The third largest contributor to expected losses is The Milburn Hotel loan (1.5%), which is secured by a hotel property consisting of 121 units located on the upper west side in New York City on West 76th street. The most recent STR report available from the master servicer is as of June 2014, when the property was 78% occupied with ADR and RevPAR of \\$256 and \\$201 respectively. The loan is on the master servicer's watchlist due to declines in room revenue and high operating expenses. A more recent STR report was requested but was not available. While the Fitch value based on current reported cash flow and a stressed cap rate indicates losses are possible, given the location and asset quality, losses are unlikely to be incurred.

RATING SENSITIVITIES

Rating Outlooks on classes A-4 through A-J remain Stable due to increasing credit enhancement and continued paydown. Although the credit enhancement is increasing for the A-M classes, the transaction has a large concentration of retail properties, higher loan to value (LTVs) on the larger top 15 loans, and large concentration of 2017 loan maturities.
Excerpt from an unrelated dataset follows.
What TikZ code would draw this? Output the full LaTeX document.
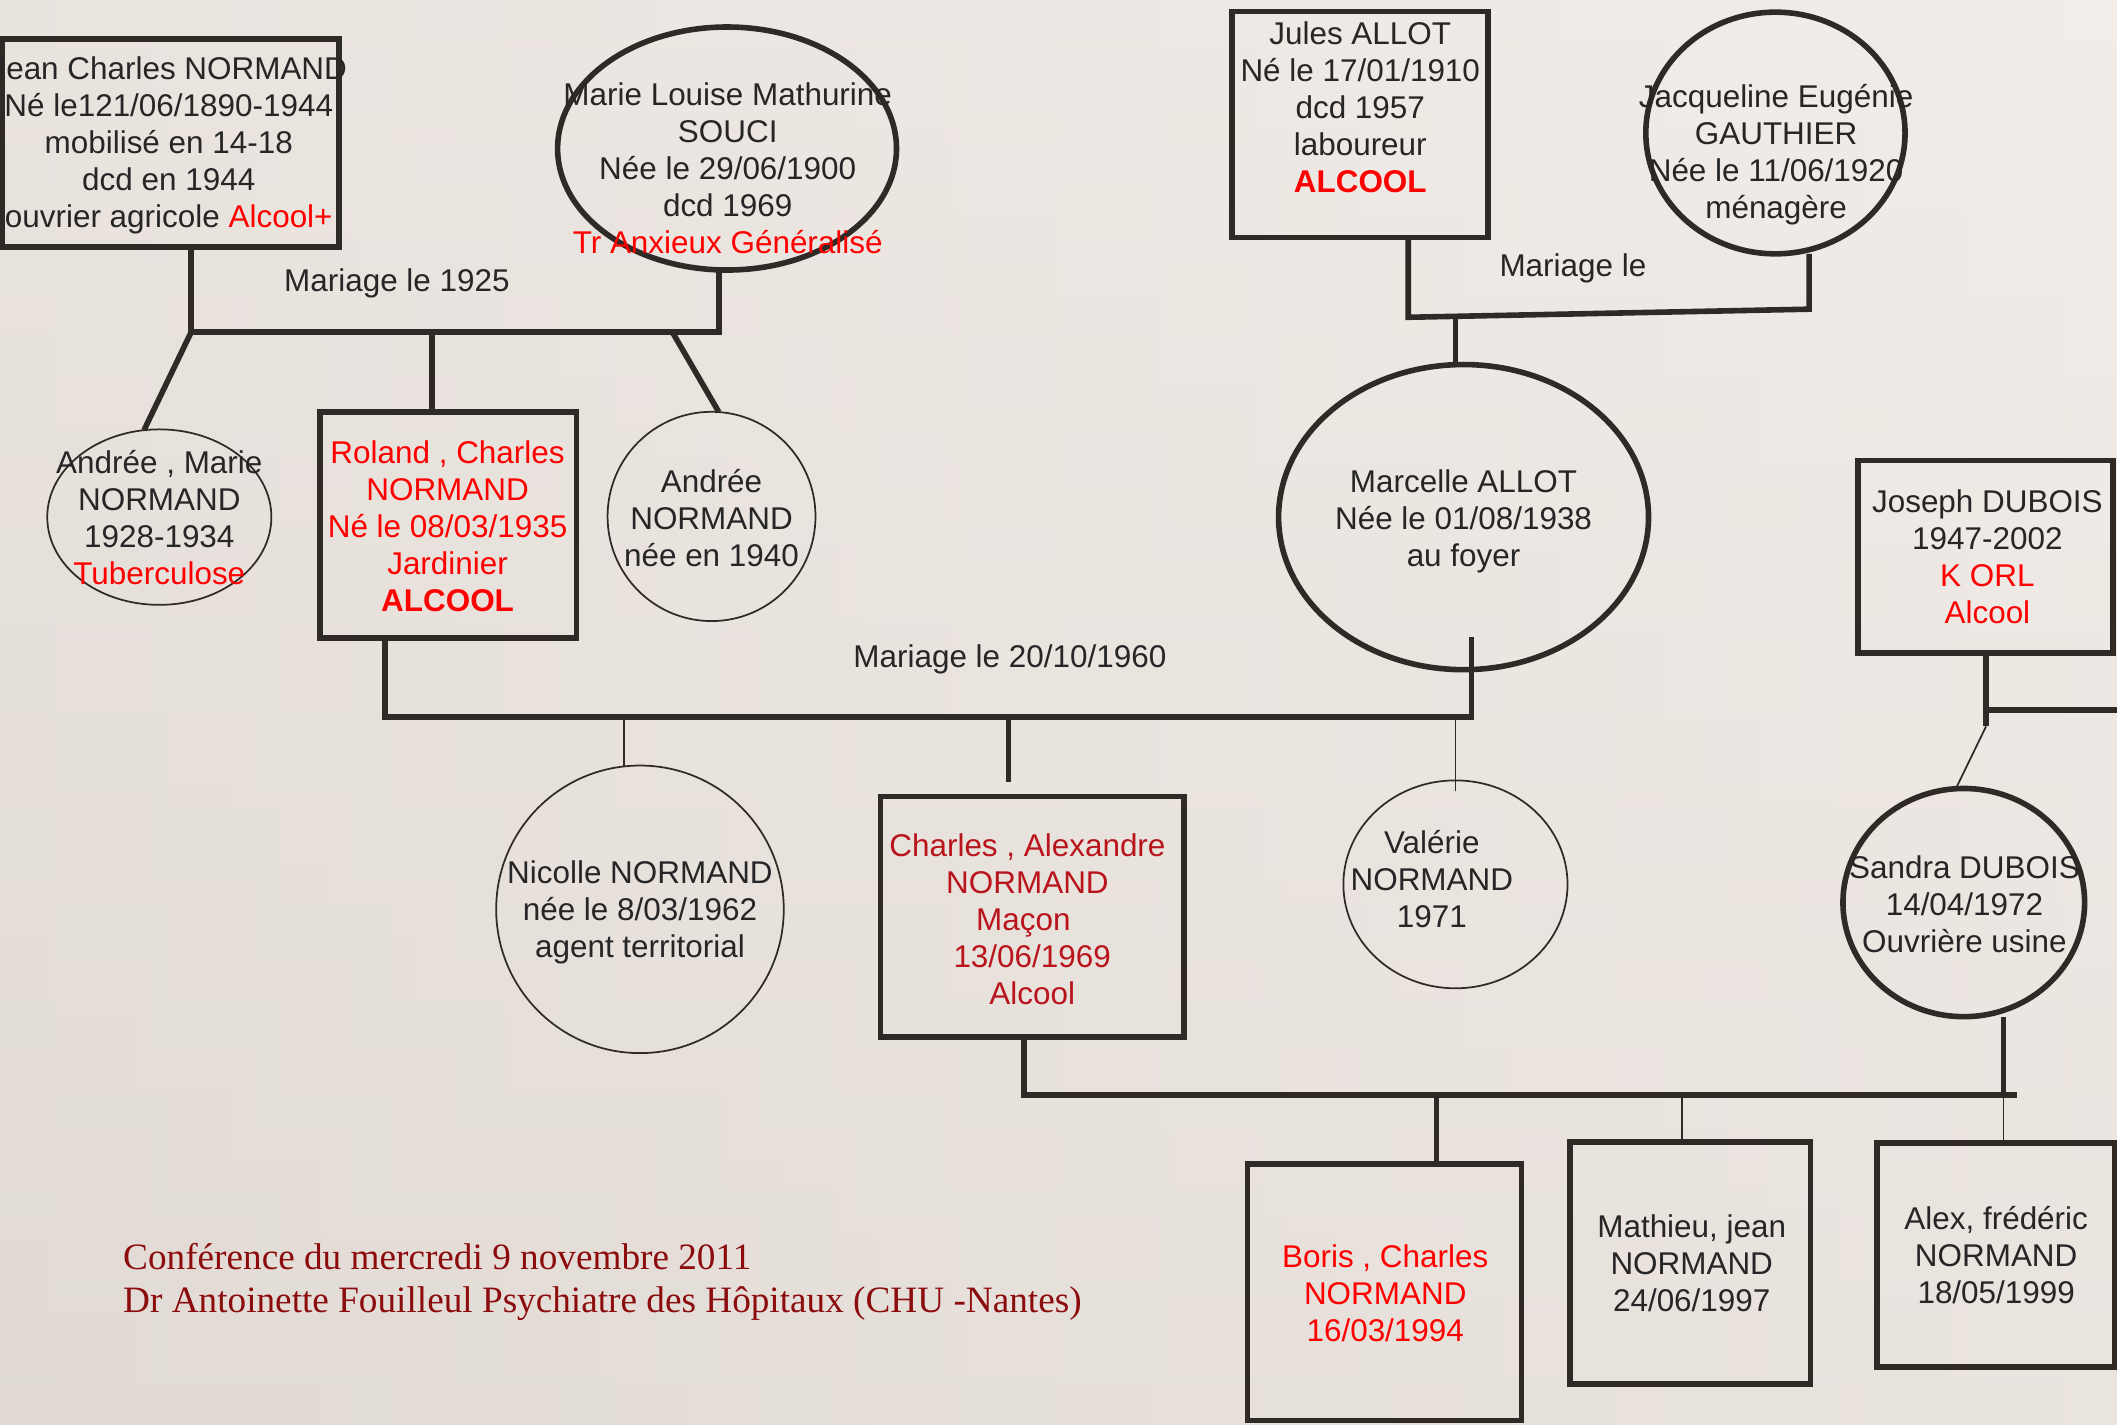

Distressed classes may be subject to further downgrades should losses exceed Fitch's expectations or additional assets transfer to special servicing.

DUE DILIGENCE USAGE

No third-party due diligence was provided or reviewed in relation to this rating action.

Fitch downgraded the following ratings:

--\\$22.3 million class F to 'Csf' from 'CCsf'; RE 0%;
--\\$25.4 million class G to 'Csf' from 'CCsf'; RE 0%.

Fitch also affirmed the following classes and revised REs as indicated:
--\\$876.3 million class A-4 at 'AAAsf'; Outlook Stable;
--\\$19.4 million class A-SB at 'AAAsf'; Outlook Stable;
--\\$246.7 million class A-1A at 'AAAsf'; Outlook Stable;
--\\$219.3 million class A-M at 'Asf'; Outlook Stable;
--\\$35 million class A-MFX at 'Asf'; Outlook Stable;
--\\$152.6 million class A-J at 'Bsf'; Outlook Stable;
--\\$31.8 million class B at 'CCCsf'; RE 85%;
--\\$25.4 million class C at 'CCCsf'; RE 0%.
--\\$28.6 million class D at 'CCsf'; RE 0%;
--\\$22.3 million class E at 'CCsf'; RE 0%;
--\\$18.6 million class H at 'Dsf'; RE 0%;
--\\$0 class J at 'Dsf'; RE 0%;
--\\$0 class K at 'Dsf'; RE 0%;
--\\$0 class L at 'Dsf'; RE 0%;
--\\$0 class M at 'Dsf'; RE 0%;
--\\$0 class N at 'Dsf'; RE 0%.

The class A-1, A-2 and A-3 certificates have paid in full. Fitch does not rate the class P, Q, T and NR certificates. Fitch previously withdrew the ratings on the interest-only class X-1 and X-2 certificates.